In the meantime, Mama’s Happy – which functions like a co-op – opened its doors in its new location. As Amanda talks, goose bumps prick up and down my arms.

“It was a Wednesday night, the opening night in our new space,” she says. “I bought a ton of wine and food. I was so hopeful that our store would be full, but in reality, I wondered if anyone would come.”

She says she prepped her saleswomen for the worst.

“I told the girls, ‘If nobody shows up, we’ll just drink all the wine and have a big ol’ sleepover!’”

Amanda ran home – to her rented hobby farm – to shower. On her way back to the store, she noticed the neighbors were having a party.

“I was so annoyed,” she says. “I told the neighbors there might be extra cars around the shop. Couldn’t they have asked their guests to park somewhere else?”

But, as she got closer to the shop, she realized the cars didn’t belong to neighbors having a party. They were customers, anxious to see – and support – the new Mama’s Happy.

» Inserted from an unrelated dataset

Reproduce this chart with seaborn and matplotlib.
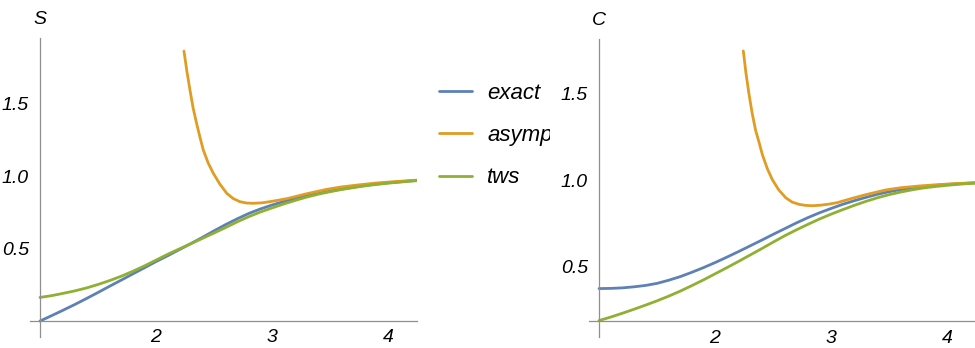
import numpy as np
import pandas as pd
import matplotlib
matplotlib.use("Agg")
import matplotlib.pyplot as plt
import matplotlib.transforms as mtransforms
from matplotlib.ticker import FixedLocator
from matplotlib.lines import Line2D
import seaborn as sns

# ---------------- data ----------------
x_grid_S = [1.0, 1.1, 1.2, 1.3, 1.4, 1.5, 1.6, 1.7, 1.8, 1.9, 2.0, 2.1, 2.2, 2.3, 2.4, 2.5, 2.6,
            2.7, 2.8, 2.9, 3.0, 3.1, 3.2, 3.3, 3.4, 3.5, 3.6, 3.7, 3.8, 3.9, 4.0, 4.1, 4.2, 4.25]
S_exact = [0.000, 0.037, 0.075, 0.114, 0.155, 0.197, 0.240, 0.282, 0.325, 0.367, 0.410, 0.450,
           0.492, 0.534, 0.577, 0.622, 0.665, 0.705, 0.742, 0.773, 0.800, 0.824, 0.845, 0.864,
           0.880, 0.896, 0.910, 0.923, 0.935, 0.945, 0.953, 0.960, 0.967, 0.970]
S_tws = [0.163, 0.175, 0.191, 0.208, 0.228, 0.252, 0.279, 0.309, 0.343, 0.380, 0.420, 0.460,
         0.497, 0.533, 0.570, 0.607, 0.645, 0.684, 0.720, 0.752, 0.780, 0.807, 0.832, 0.855,
         0.875, 0.892, 0.907, 0.920, 0.932, 0.942, 0.951, 0.958, 0.965, 0.968]
x_asym_S = [2.241, 2.267, 2.293, 2.32, 2.35, 2.38, 2.408, 2.45, 2.494, 2.55, 2.61, 2.665, 2.724,
            2.78, 2.839, 2.91, 2.98, 3.06, 3.14, 3.3, 3.471, 3.6, 3.759, 3.9, 4.046, 4.25]
S_asymp = [1.862, 1.720, 1.593, 1.470, 1.363, 1.265, 1.179, 1.090, 1.019, 0.945, 0.881, 0.845,
           0.823, 0.814, 0.812, 0.815, 0.823, 0.834, 0.846, 0.878, 0.908, 0.925, 0.940, 0.952,
           0.961, 0.972]

x_grid_C = [1.0, 1.1, 1.2, 1.3, 1.4, 1.5, 1.6, 1.7, 1.8, 1.9, 2.0, 2.1, 2.2, 2.3, 2.4, 2.5, 2.6,
            2.7, 2.8, 2.9, 3.0, 3.1, 3.2, 3.3, 3.4, 3.5, 3.6, 3.7, 3.8, 3.9, 4.0, 4.1, 4.2, 4.24]
C_exact = [0.375, 0.376, 0.379, 0.385, 0.393, 0.405, 0.423, 0.444, 0.469, 0.496, 0.525, 0.556,
           0.588, 0.621, 0.654, 0.688, 0.721, 0.754, 0.785, 0.813, 0.838, 0.862, 0.883, 0.902,
           0.920, 0.935, 0.947, 0.957, 0.965, 0.971, 0.977, 0.981, 0.985, 0.986]
C_tws = [0.190, 0.210, 0.232, 0.255, 0.279, 0.304, 0.331, 0.360, 0.392, 0.425, 0.460, 0.495,
         0.531, 0.568, 0.605, 0.643, 0.680, 0.714, 0.746, 0.777, 0.805, 0.831, 0.856, 0.879,
         0.900, 0.918, 0.933, 0.946, 0.957, 0.965, 0.972, 0.978, 0.983, 0.985]
x_asym_C = [2.244, 2.267, 2.293, 2.32, 2.35, 2.38, 2.408, 2.45, 2.494, 2.55, 2.61, 2.665, 2.724,
            2.78, 2.84, 2.91, 2.98, 3.055, 3.184, 3.3, 3.471, 3.6, 3.759, 3.9, 4.046, 4.24]
C_asymp = [1.749, 1.620, 1.500, 1.390, 1.290, 1.220, 1.150, 1.070, 1.005, 0.945, 0.900, 0.875,
           0.862, 0.856, 0.854, 0.857, 0.863, 0.872, 0.897, 0.918, 0.945, 0.958, 0.968, 0.975,
           0.981, 0.987]

labels = ["exact", "asymptotic", "tws"]
colors = ["#5E81B5", "#E19C24", "#8FB032"]


def long_df(xg, exact, xa, asym, tws):
    parts = [
        pd.DataFrame({"x": xg, "y": exact, "curve": labels[0]}),
        pd.DataFrame({"x": xa, "y": asym, "curve": labels[1]}),
        pd.DataFrame({"x": xg, "y": tws, "curve": labels[2]}),
    ]
    return pd.concat(parts, ignore_index=True)


df_S = long_df(x_grid_S, S_exact, x_asym_S, S_asymp, S_tws)
df_C = long_df(x_grid_C, C_exact, x_asym_C, C_asymp, C_tws)

# ---------------- style ----------------
sns.set_style("white")
plt.rcParams["font.family"] = ["Liberation Sans", "DejaVu Sans"]
plt.rcParams["font.style"] = "italic"
plt.rcParams["text.color"] = "black"
plt.rcParams["xtick.labelcolor"] = "black"
plt.rcParams["ytick.labelcolor"] = "black"
AXC = "#8f8f8f"

W, H = 975, 348
fig = plt.figure(figsize=(W / 100, H / 100), dpi=100)
ax1 = fig.add_axes([30 / W, 11 / H, 387 / W, 299 / H])
ax2 = fig.add_axes([589 / W, 11 / H, 386 / W, 298 / H])

palette = dict(zip(labels, colors))
for ax, df in ((ax1, df_S), (ax2, df_C)):
    sns.lineplot(data=df, x="x", y="y", hue="curve", hue_order=labels, palette=palette,
                 sort=False, estimator=None, linewidth=2.0, ax=ax, legend=False)

ax1.set_xlim(0.914, 4.25)
ax1.set_ylim(-0.110, 1.952)
ax2.set_xlim(0.914, 4.241)
ax2.set_ylim(0.095, 1.818)

origins = {ax1: (1.0, 0.0), ax2: (1.0, 0.186)}
for ax, name in ((ax1, "S"), (ax2, "C")):
    ox, oy = origins[ax]
    for s in ("top", "right"):
        ax.spines[s].set_visible(False)
    ax.spines["left"].set_position(("data", ox))
    ax.spines["bottom"].set_position(("data", oy))
    for s in ("left", "bottom"):
        ax.spines[s].set_color(AXC)
        ax.spines[s].set_linewidth(0.9)
    ax.set_xticks([2, 3, 4])
    ax.set_xticklabels(["2", "3", "4"])
    ax.set_yticks([0.5, 1.0, 1.5])
    ax.set_yticklabels(["0.5", "1.0", "1.5"])
    xmin = [v for v in np.arange(1.2, 4.25, 0.2) if abs(v - round(v)) > 1e-6]
    ymin_t = [v for v in np.arange(0.1, 1.95, 0.1)
              if v > oy + 0.01 and abs(v * 2 - round(v * 2)) > 1e-6]
    ax.xaxis.set_minor_locator(FixedLocator(xmin))
    ax.yaxis.set_minor_locator(FixedLocator(ymin_t))
    ax.tick_params(which="major", direction="in", length=3.5, width=0.8, color=AXC,
                   labelsize=14)
    ax.tick_params(which="minor", direction="in", length=2.0, width=0.7, color=AXC)
    ax.tick_params(axis="x", which="major", pad=6)
    ax.tick_params(axis="y", which="major", pad=8)
    ax.set_xlabel("")
    ax.set_ylabel("")
    ax.grid(False)
    tr = mtransforms.blended_transform_factory(ax.transData, ax.transAxes)
    ax.text(ox, 1.035, name, transform=tr, ha="center", va="bottom", fontsize=14,
            style="italic")

# legend (clipped by the right panel, as in the reference)
handles = [Line2D([], [], color=c, lw=2.0) for c in colors]
leg = fig.legend(handles, labels, loc="center left", bbox_to_anchor=(439 / W, 1 - 135.5 / H),
                 frameon=False, fontsize=16, handlelength=1.5, handletextpad=0.68,
                 labelspacing=0.96, borderpad=0, borderaxespad=0)
clip = mtransforms.TransformedBbox(mtransforms.Bbox([[0, 0], [550 / W, 1]]), fig.transFigure)
for t in leg.get_texts():
    t.set_clip_box(clip)
    t.set_clip_on(True)

fig.savefig("out.png", dpi=100)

“I sat right down on the floor in the middle of the store and cried,” she says, getting teary-eyed, even now, a few years later.

She’s gotten the same overwhelming support and excitement from her three other shops she’s opened since – these are open all week – in Stillwater, St. Louis Park and on Grand Avenue in St. Paul.

And as a mom? She says she’s still figuring out a balance. But, working and living in the same building helps. So does limiting your standards.

“I hardly ever make dinners. I don’t enjoy cooking, so I let go of that,” she says. “My kids will turn out okay. You can still be a really good mom, even if most of the meals you serve are frozen.”

As for me and my husband? We decided to follow Amanda’s advice and stop being afraid. We are moving to a small town where Eric can work as a principal of a small school – his dream. And in the meantime, I’m working on my own dream. Building Mill City Creative and being the best momma and wife I can be.